The World Cup is soccer’s most prestigious tournament held every four years and is watched by billions of people worldwide. The competition has put Twitter under a heavy strain in the past — and this year looks no different.
According to a press release from Twitter Marketing one year ago, “78.2% of people on Twitter said they regularly watch, follow, or have an interest in football.”
The same release said conversations on Twitter about football rose 42% from 2019 to 2021.
As of March, the number of tweets about the upcoming World Cup was already up 425% month-over-month, a release from Twitter Marketing UK said.
At the time of the release, there had already been 41 million tweets about football in the UK in 2022 alone, which was a 10% increase from the year before.
In 2014, the World Cup set the record for tweets per minute, doubling the current average of roughly 350,000 tweets a minute.
And in 2018, Twitter boasted of its “massive role” in World Cup fandom that year and live matches, which fueled 115 billion views of tweets with the World Cup’s hashtag. Accusations of corruption and human rights abuses by the host of this year’s event, Qatar, could drive even more debate on Twitter than usual.
But as hundreds of Twitter employees depart the company, the remaining staff will face major challenges to ensure the app runs smoothly during the event.
The bird-app’s new CEO, Elon Musk, unleashed massive layoffs beginning on November 3, slashing the company’s employee list by at least 3,200.
On Wednesday, Musk sent around an email giving the remaining Twitter employees an ultimatum: Stay at the company and embrace Musk’s “extremely hardcore” vision or resign with three months’ severance.
A Google form used to select whether to stay or to go showed that less than half of the company’s remaining 4,000 employees chose to stay in their jobs and work for Musk’s self-described “Twitter 2.0.”
Twitter is already facing strain on its app, with users have complained about “likes” of tweets not sticking, notifications not showing up, and feeds refreshing constantly or incorrectly, prompting a major uptick in visits to Twitter’s Help Page, according to data from Similarweb provided to Insider.
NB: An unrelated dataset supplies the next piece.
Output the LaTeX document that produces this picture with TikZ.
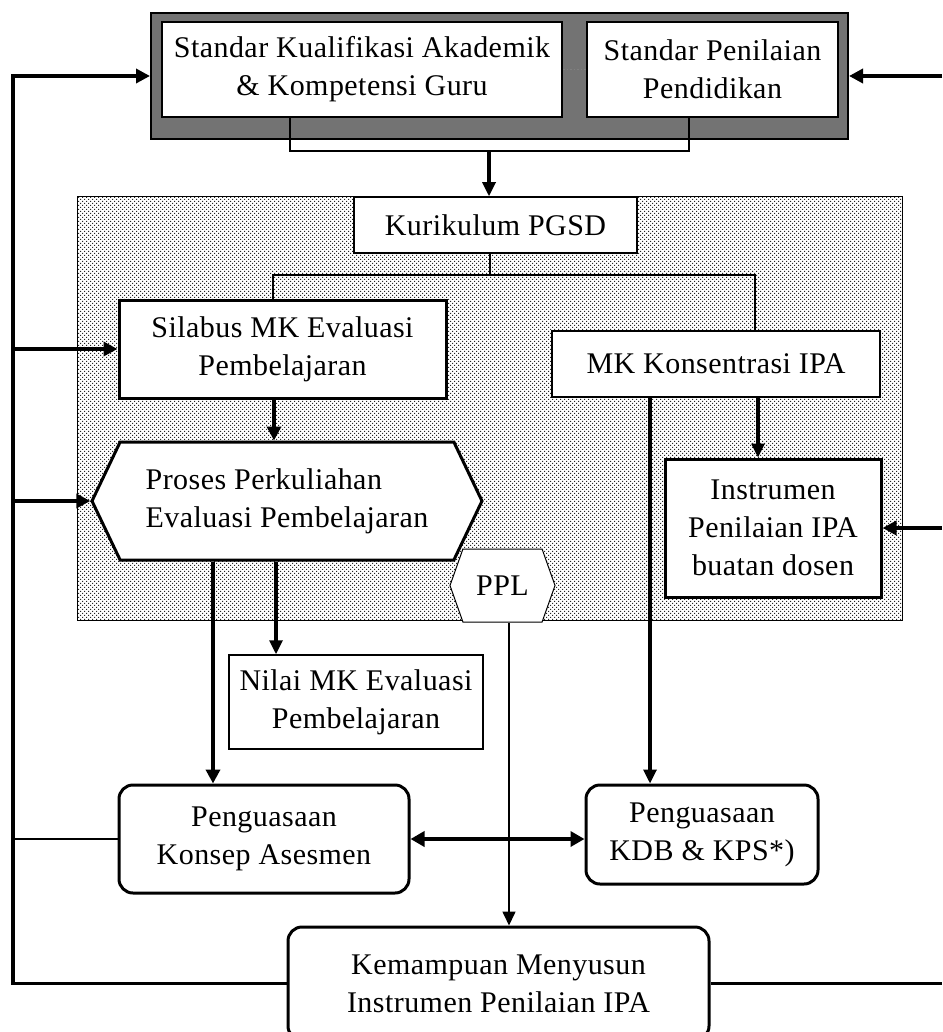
\documentclass[tikz,border=0pt]{standalone}
\usepackage{fontspec}
\setmainfont[LetterSpace=1.5]{Liberation Serif}
\usetikzlibrary{arrows.meta,positioning,calc,patterns,shapes.symbols}

\pgfdeclarepatternformonly{paneldots}{\pgfqpoint{-1pt}{-1pt}}{\pgfqpoint{5pt}{5pt}}{\pgfqpoint{4pt}{4pt}}{%
  \pgfpathrectangle{\pgfqpoint{0pt}{0pt}}{\pgfqpoint{1.1pt}{1.1pt}}%
  \pgfpathrectangle{\pgfqpoint{2pt}{2pt}}{\pgfqpoint{1.1pt}{1.1pt}}%
  \pgfusepath{fill}}

\tikzset{
  box/.style={draw, fill=white, align=center, inner sep=0pt, line width=1.5pt},
  boldbox/.style={box, line width=3pt},
  roundbox/.style={box, line width=3pt, rounded corners=14pt},
  hexbox/.style={box, shape=signal, signal to=west and east},
  link/.style={line width=1.2pt},
  backline/.style={line width=2.8pt},
  flow/.style={line width=3.2pt, -{Triangle[length=14pt,width=13pt]}},
  bigflow/.style={line width=4pt, -{Triangle[length=14pt,width=14pt]}},
}

\begin{document}
\begin{tikzpicture}[x=1pt, y=-1pt, font=\fontsize{30}{38}\selectfont]
    \useasboundingbox (0,0) rectangle (942,1032);

    % Standards (top)
    \node[draw, line width=2pt, fill=black!55, minimum width=697, minimum height=126, inner sep=0pt] (stdframe) at (499.5,76) {};
    \node[box, line width=2pt, minimum width=400, minimum height=95] (stdkual) at (362,69.5) {Standar Kualifikasi Akademik\\\& Kompetensi Guru};
    \node[box, line width=2pt, minimum width=251, minimum height=95] (stdnilai) at (712.5,69.5) {Standar Penilaian\\Pendidikan};
    \draw[gray, dotted, line width=1.5pt] (stdkual.east) -- (stdnilai.west);

    % Study programme panel
    \draw[line width=1pt, pattern=paneldots, pattern color=black!85] (77,197) rectangle (902,620);

    \node[box, minimum width=283, minimum height=56] (kurikulum) at (495.5,225) {Kurikulum PGSD};
    \node[boldbox, minimum width=327, minimum height=98] (silabus) at (282.5,349) {Silabus MK Evaluasi\\Pembelajaran};
    \node[box, minimum width=328, minimum height=66] (mkipa) at (716,364) {MK Konsentrasi IPA};
    \node[hexbox, line width=3pt, minimum width=390, minimum height=118, signal pointer angle=129, align=left] (proses) at (287,501) {Proses Perkuliahan\\Evaluasi Pembelajaran};
    \node[boldbox, minimum width=216, minimum height=138] (instrumen) at (773,528) {Instrumen\\Penilaian IPA\\buatan dosen};
    \node[hexbox, line width=1pt, minimum width=105, minimum height=73, signal pointer angle=141] (ppl) at (502.5,585.5) {PPL};

    % Outcomes
    \node[box, minimum width=254, minimum height=94] (nilai) at (356,702) {Nilai MK Evaluasi\\Pembelajaran};
    \node[roundbox, minimum width=290, minimum height=108] (konsep) at (264,839) {Penguasaan\\Konsep Asesmen};
    \node[roundbox, minimum width=232, minimum height=99] (kdb) at (702,834.5) {Penguasaan\\KDB \& KPS*)};
    \node[roundbox, minimum width=421, minimum height=113] (kemampuan) at (498.5,983.5) {Kemampuan Menyusun\\Instrumen Penilaian IPA};

    % Helper coordinates
    \coordinate (lft) at (13,0);
    \coordinate (rgt) at (942,0);
    \coordinate (jn) at (489,151);
    \coordinate (kj) at (490,275);
    \coordinate (s1) at ([xshift=-8.5]silabus.south);
    \coordinate (p1) at ([xshift=-74]proses.south);
    \coordinate (p2) at ([xshift=-11]proses.south);
    \coordinate (m1) at ([xshift=-66]mkipa.south);
    \coordinate (m2) at ([xshift=42]mkipa.south);
    \coordinate (q1) at ([xshift=6.5]ppl.south);

    % Standards to curriculum
    \draw[link] ([xshift=-72]stdkual.south) |- (jn) -| ([xshift=-23.5]stdnilai.south);
    \draw[flow] (jn) -- (jn |- kurikulum.north);
    \draw[link] (kurikulum.south -| kj) -- (kj);
    \draw[link] ([xshift=-9.5]silabus.north) |- (kj) -| ([xshift=39]mkipa.north);

    % Inside the panel
    \draw[bigflow] (s1) -- (s1 |- proses.north);
    \draw[flow] (m2) -- (m2 |- instrumen.north);

    % Down to outcomes
    \draw[bigflow] (p1) -- (p1 |- konsep.north);
    \draw[flow] (p2) -- (p2 |- nilai.north);
    \draw[flow] (m1) -- (m1 |- kdb.north);
    \draw[line width=4.5pt, {Triangle[length=14pt,width=15pt]}-{Triangle[length=14pt,width=15pt]}] (konsep.east) -- (konsep.east -| kdb.west);
    \draw[line width=1.6pt, -{Triangle[length=14pt,width=13pt]}] (q1) -- (q1 |- kemampuan.north);

    % Feedback lines
    \draw[backline, line width=3.4pt, -{Triangle[length=14pt,width=14pt]}] (kemampuan.west) -- (kemampuan.west -| lft) |- (stdframe.west);
    \draw[bigflow] (lft |- silabus.west) -- (silabus.west);
    \draw[bigflow] (lft |- proses.west) -- (proses.west);
    \draw[backline] (konsep.west) -- (lft |- konsep.west);
    \draw[bigflow] (rgt |- stdframe.east) -- (stdframe.east);
    \draw[bigflow] (rgt |- instrumen.east) -- (instrumen.east);
    \draw[backline] (kemampuan.east) -- (rgt |- kemampuan.east);
\end{tikzpicture}
\end{document}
Supporting a major event, like the World Cup, will come with challenges for the skeleton staff, including workers tasked with keeping up critical services that keep the site running.
There are fewer employees to fill around-the-clock shifts for critical services, one worker told Insider. As a result, employees in critical services are now frantically trying to train people in other parts of the company to help ease the workload.
Another Twitter employee said “outages of some kind” during the World Cup were almost certain, while another noted, “really, it’s unclear what can crash until things actually crash.” A former employee, who left before Musk’s takeover, said the loss of much-needed staff meant “the infrastructure will be less scalable to meet the demands of higher site usage.”